Императрица взяла в свои руки руки юноши и с нежным удивлением смотрела на него.
— Вы исполнили свою миссию, мой друг, — проговорила она. — Даю вам слово, что буду верной союзницей Франции. Завтра я отдам приказ фельдмаршалу Апраксину выступить против врагов вашего короля. Надеюсь, вы довольны?
— Доволен ли я? — переспросил шевалье. — О, ваше величество, я горд и счастлив, что способствовал свершению этого великого дела. Я знаю, ваше величество, что вы со временем будете благодарить того, кого теперь принуждены наказать за его дерзкий обман.
Шевалье покрыл руки императрицы пылкими поцелуями, а она не спускала с него нежного взгляда.
— А у вас есть полномочия? — наконец спросила она. — Когда ваш король дал вам столь опасное поручение, позаботился ли он, по крайней мере, о доверенности?
— О, да! — воскликнул шевалье. — Только доверенность написана на имя девицы де Бомон. Я надеялся, что мне удастся склонить ваше величество на этот союз, не открывая вам своей тайны. Но в сущности это безразлично, так как на доверенности имеется подпись короля, а это — всё, что нужно.
Шевалье достал из-под корсета белый шёлковый мешочек с бумагой, ещё согретой теплотой его тела, и передал верительный документ императрице.
Елизавета Петровна бросила беглый взгляд на подпись короля, затем отложила бумагу в сторону и ласково провела рукой по волосам юноши.
— Завтра утром канцлер закрепит данное вам слово, и когда Петербург будет ещё спать крепким сном, договор уже будет подписан.

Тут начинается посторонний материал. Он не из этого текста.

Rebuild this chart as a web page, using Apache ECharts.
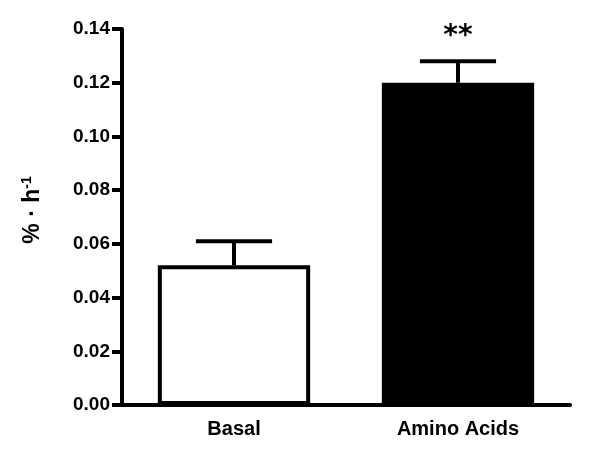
<!DOCTYPE html>
<html>
<head>
<meta charset="utf-8">
<script src="https://cdn.jsdelivr.net/npm/echarts@6/dist/echarts.min.js"></script>
<style>html,body{margin:0;padding:0;background:#fff;}#c{width:609px;height:457px;}</style>
</head>
<body>
<div id="c"></div>
<script>
const categories = ['Basal', 'Amino Acids'];
const means = [0.052, 0.120];
const errorTops = [0.061, 0.128];
const significance = ['', '**'];
const barColors = ['#ffffff', '#000000'];
const yTicks = [0, 0.02, 0.04, 0.06, 0.08, 0.10, 0.12, 0.14];

const FONT = '"Liberation Sans", Arial, sans-serif';
const chart = echarts.init(document.getElementById('c'), null, {renderer: 'canvas'});

const option = {
  backgroundColor: '#ffffff',
  animation: false,
  grid: {left: 122, right: 39, top: 29, bottom: 52, containLabel: false},
  xAxis: {
    type: 'category',
    data: categories,
    axisLine: {lineStyle: {color: '#000', width: 4}},
    axisTick: {show: false},
    axisLabel: {color: '#000', fontFamily: FONT, fontWeight: 'bold', fontSize: 20, margin: 14}
  },
  yAxis: {
    type: 'value',
    min: yTicks[0],
    max: yTicks[yTicks.length - 1],
    interval: 0.02,
    splitLine: {show: false},
    axisLine: {show: true, lineStyle: {color: '#000', width: 4}},
    axisTick: {show: true, length: 10, lineStyle: {color: '#000', width: 4}},
    axisLabel: {color: '#000', fontFamily: FONT, fontWeight: 'bold', fontSize: 19, margin: 12,
      formatter: v => v.toFixed(2)},
    name: '% · h{sup|-1}',
    nameLocation: 'middle',
    nameRotate: 90,
    nameGap: 76,
    nameTextStyle: {
      color: '#000', fontFamily: FONT, fontWeight: 'bold', fontSize: 23,
      padding: [0, 0, 0, 14],
      rich: {
        sup: {color: '#000', fontFamily: FONT, fontWeight: 'bold', fontSize: 14, padding: [0, 0, 12, 0]}
      }
    }
  },
  series: [
    {
      type: 'bar',
      barWidth: '68%',
      data: means.map((v, i) => ({value: v, itemStyle: {color: barColors[i], borderColor: '#000', borderWidth: 4}})),
      z: 1
    },
    {
      type: 'custom',
      z: 3,
      data: means.map((v, i) => [i, v, errorTops[i]]),
      renderItem: function (params, api) {
        const i = params.dataIndex;
        const base = api.coord([api.value(0), api.value(1)]);
        const top = api.coord([api.value(0), api.value(2)]);
        const band = api.size([1, 0])[0];
        const half = band * 0.68 / 4;
        const children = [
          {type: 'line', shape: {x1: base[0], y1: base[1], x2: top[0], y2: top[1]}, style: {stroke: '#000', lineWidth: 4}},
          {type: 'line', shape: {x1: top[0] - half, y1: top[1], x2: top[0] + half, y2: top[1]}, style: {stroke: '#000', lineWidth: 4}}
        ];
        if (significance[i]) {
          children.push({type: 'text', style: {x: top[0], y: top[1] - 11, text: significance[i], fill: '#000',
            font: 'bold 28px "DejaVu Sans", sans-serif', textAlign: 'center', textVerticalAlign: 'bottom'}});
        }
        return {type: 'group', children: children};
      }
    }
  ]
};
chart.setOption(option);
</script>
</body>
</html>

А теперь что с вами делать? — тихо прибавила она.
— Куда прикажете мне отправиться, ваше величество? — спросил шевалье.
— Все спят во дворце, — задумчиво ответила императрица. — Мне не хотелось бы, чтобы мой двор узнал, что шевалье де Бомон занимал у меня место фрейлины. Да и, кроме того, полномочия французского короля даны девице де Бомон и ею вы должны быть представлены моему канцлеру. Как же быть?
— Ваше величество, — воскликнул шевалье, низко склонив голову, — ваш блестящий ум подскажет, что нужно сделать. Верьте в мою глубочайшую признательность. Каждый толчок моего сердца принадлежит великой союзнице Франции. Она имеет право лишить меня жизни, и если она дарит мне её, то смело может распоряжаться ею по своему усмотрению.